Write the listing below out again exactly, dropping the images.
'''
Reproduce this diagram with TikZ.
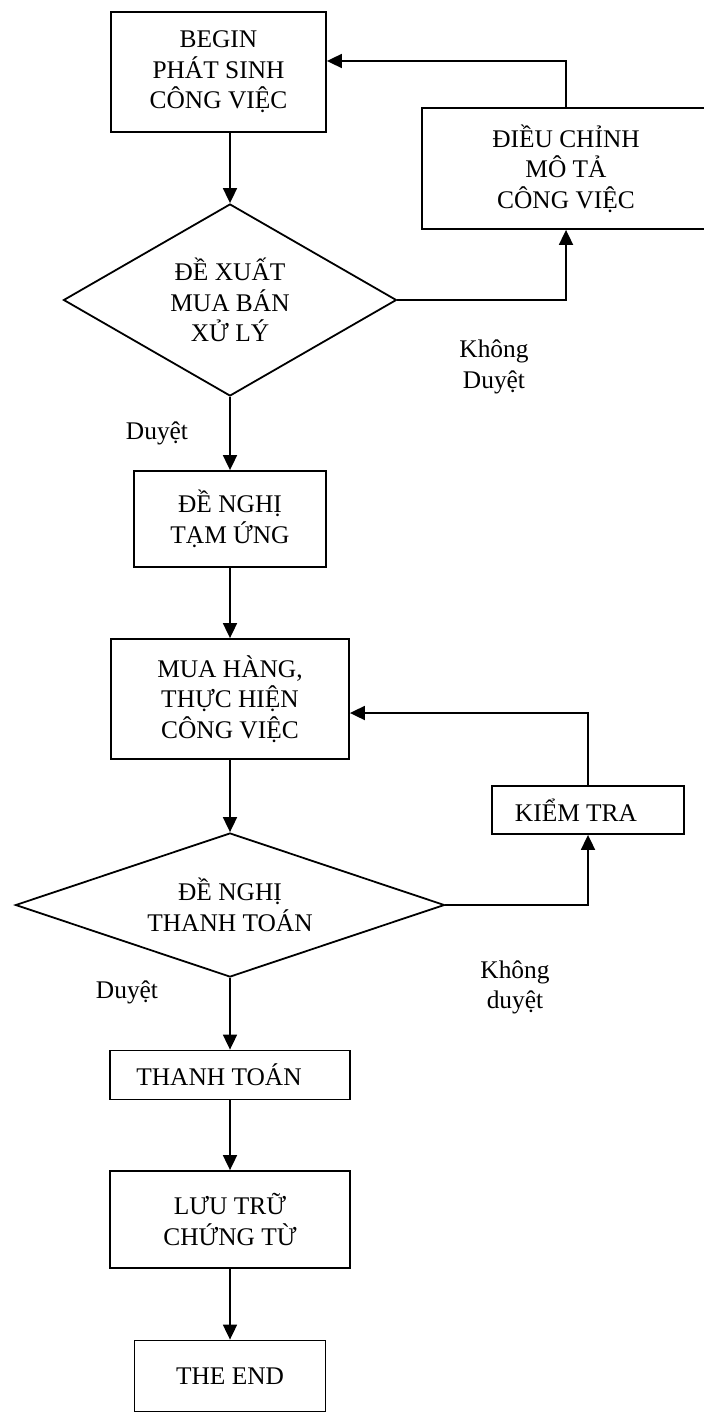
\documentclass[tikz,border=0pt]{standalone}
\usepackage{fontspec}
\setmainfont{Liberation Serif}
\usetikzlibrary{arrows.meta,shapes.geometric,positioning}
\tikzset{
    box/.style={
    rectangle,draw=black,inner sep=0pt,align=center
    },
    decision/.style={
    diamond,draw=black,inner sep=0pt,align=center
    },
    note/.style={
    align=center,inner sep=0pt
    },
}

\begin{document}
\begin{tikzpicture}[>={Triangle[length=7.5pt,width=7pt]}, line width=0.9pt, on grid,
    font=\fontsize{12.7}{15.2}\selectfont]
   \useasboundingbox (0,0) rectangle (352pt,-706pt);

   \node[box,minimum width=107.5pt,minimum height=60pt] (begin) at (109.25pt,-36pt) {BEGIN\\PHÁT SINH\\CÔNG VIỆC};
   \node[decision,aspect=1.73,minimum width=166.5pt,minimum height=96pt,below right=114pt and 5.75pt of begin] (xuat) {ĐỀ XUẤT\\MUA BÁN\\XỬ LÝ};
   \node[box,minimum width=144pt,minimum height=60.5pt] (dc) at (283pt,-84.25pt) {ĐIỀU CHỈNH\\MÔ TẢ\\CÔNG VIỆC};
   \node[note] (khong1) at (247pt,-183.5pt) {Không\\Duyệt};
   \node[note] (duyet1) at (78.5pt,-216.5pt) {Duyệt};

   \node[box,minimum width=96pt,minimum height=48pt,below=109.5pt of xuat] (tamung) {ĐỀ NGHỊ\\TẠM ỨNG};
   \node[box,minimum width=119pt,minimum height=60pt,below=90pt of tamung] (muahang) {MUA HÀNG,\\THỰC HIỆN\\CÔNG VIỆC};
   \node[box,minimum width=96pt,minimum height=24pt] (kiemtra) at (294pt,-405pt) {KIỂM TRA\hspace{12pt}};

   \node[decision,aspect=2.98,minimum width=214.5pt,minimum height=72pt,below=103pt of muahang] (ttoan) {ĐỀ NGHỊ\\THANH TOÁN};
   \node[note] (khong2) at (257.5pt,-493.75pt) {Không\\duyệt};
   \node[note] (duyet2) at (63.5pt,-496pt) {Duyệt};

   \node[box,minimum width=120pt,minimum height=24.5pt,below=85pt of ttoan] (thanhtoan) {THANH TOÁN\hspace{11pt}};
   \node[box,minimum width=120pt,minimum height=48.5pt,below=72.25pt of thanhtoan] (luutru) {LƯU TRỮ\\CHỨNG TỪ};
   \node[box,minimum width=95.5pt,minimum height=35.5pt,below=78.25pt of luutru] (theend) {THE END};

  \path[->]
    (begin.south -| xuat.north) edge (xuat.north)
    (xuat) edge (tamung)
    (tamung) edge (muahang)
    (muahang) edge (ttoan)
    (ttoan) edge (thanhtoan)
    (thanhtoan) edge (luutru)
    (luutru) edge (theend);

  % vong lai khi khong duyet
  \draw[->] (xuat.east) -| (dc.south);
  \draw[->] (dc.north) |- ([yshift=5.5pt]begin.east);
  \draw[->] (ttoan.east) -| (kiemtra.south);
  \draw[->] (kiemtra.north) |- ([yshift=-7pt]muahang.east);
\end{tikzpicture}
\end{document}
'''
Exercise answer:
Reproduce this diagram with TikZ.
\documentclass[tikz,border=0pt]{standalone}
\usepackage{fontspec}
\setmainfont{Liberation Serif}
\usetikzlibrary{arrows.meta,shapes.geometric,positioning}
\tikzset{
    box/.style={
    rectangle,draw=black,inner sep=0pt,align=center
    },
    decision/.style={
    diamond,draw=black,inner sep=0pt,align=center
    },
    note/.style={
    align=center,inner sep=0pt
    },
}

\begin{document}
\begin{tikzpicture}[>={Triangle[length=7.5pt,width=7pt]}, line width=0.9pt, on grid,
    font=\fontsize{12.7}{15.2}\selectfont]
   \useasboundingbox (0,0) rectangle (352pt,-706pt);

   \node[box,minimum width=107.5pt,minimum height=60pt] (begin) at (109.25pt,-36pt) {BEGIN\\PHÁT SINH\\CÔNG VIỆC};
   \node[decision,aspect=1.73,minimum width=166.5pt,minimum height=96pt,below right=114pt and 5.75pt of begin] (xuat) {ĐỀ XUẤT\\MUA BÁN\\XỬ LÝ};
   \node[box,minimum width=144pt,minimum height=60.5pt] (dc) at (283pt,-84.25pt) {ĐIỀU CHỈNH\\MÔ TẢ\\CÔNG VIỆC};
   \node[note] (khong1) at (247pt,-183.5pt) {Không\\Duyệt};
   \node[note] (duyet1) at (78.5pt,-216.5pt) {Duyệt};

   \node[box,minimum width=96pt,minimum height=48pt,below=109.5pt of xuat] (tamung) {ĐỀ NGHỊ\\TẠM ỨNG};
   \node[box,minimum width=119pt,minimum height=60pt,below=90pt of tamung] (muahang) {MUA HÀNG,\\THỰC HIỆN\\CÔNG VIỆC};
   \node[box,minimum width=96pt,minimum height=24pt] (kiemtra) at (294pt,-405pt) {KIỂM TRA\hspace{12pt}};

   \node[decision,aspect=2.98,minimum width=214.5pt,minimum height=72pt,below=103pt of muahang] (ttoan) {ĐỀ NGHỊ\\THANH TOÁN};
   \node[note] (khong2) at (257.5pt,-493.75pt) {Không\\duyệt};
   \node[note] (duyet2) at (63.5pt,-496pt) {Duyệt};

   \node[box,minimum width=120pt,minimum height=24.5pt,below=85pt of ttoan] (thanhtoan) {THANH TOÁN\hspace{11pt}};
   \node[box,minimum width=120pt,minimum height=48.5pt,below=72.25pt of thanhtoan] (luutru) {LƯU TRỮ\\CHỨNG TỪ};
   \node[box,minimum width=95.5pt,minimum height=35.5pt,below=78.25pt of luutru] (theend) {THE END};

  \path[->]
    (begin.south -| xuat.north) edge (xuat.north)
    (xuat) edge (tamung)
    (tamung) edge (muahang)
    (muahang) edge (ttoan)
    (ttoan) edge (thanhtoan)
    (thanhtoan) edge (luutru)
    (luutru) edge (theend);

  % vong lai khi khong duyet
  \draw[->] (xuat.east) -| (dc.south);
  \draw[->] (dc.north) |- ([yshift=5.5pt]begin.east);
  \draw[->] (ttoan.east) -| (kiemtra.south);
  \draw[->] (kiemtra.north) |- ([yshift=-7pt]muahang.east);
\end{tikzpicture}
\end{document}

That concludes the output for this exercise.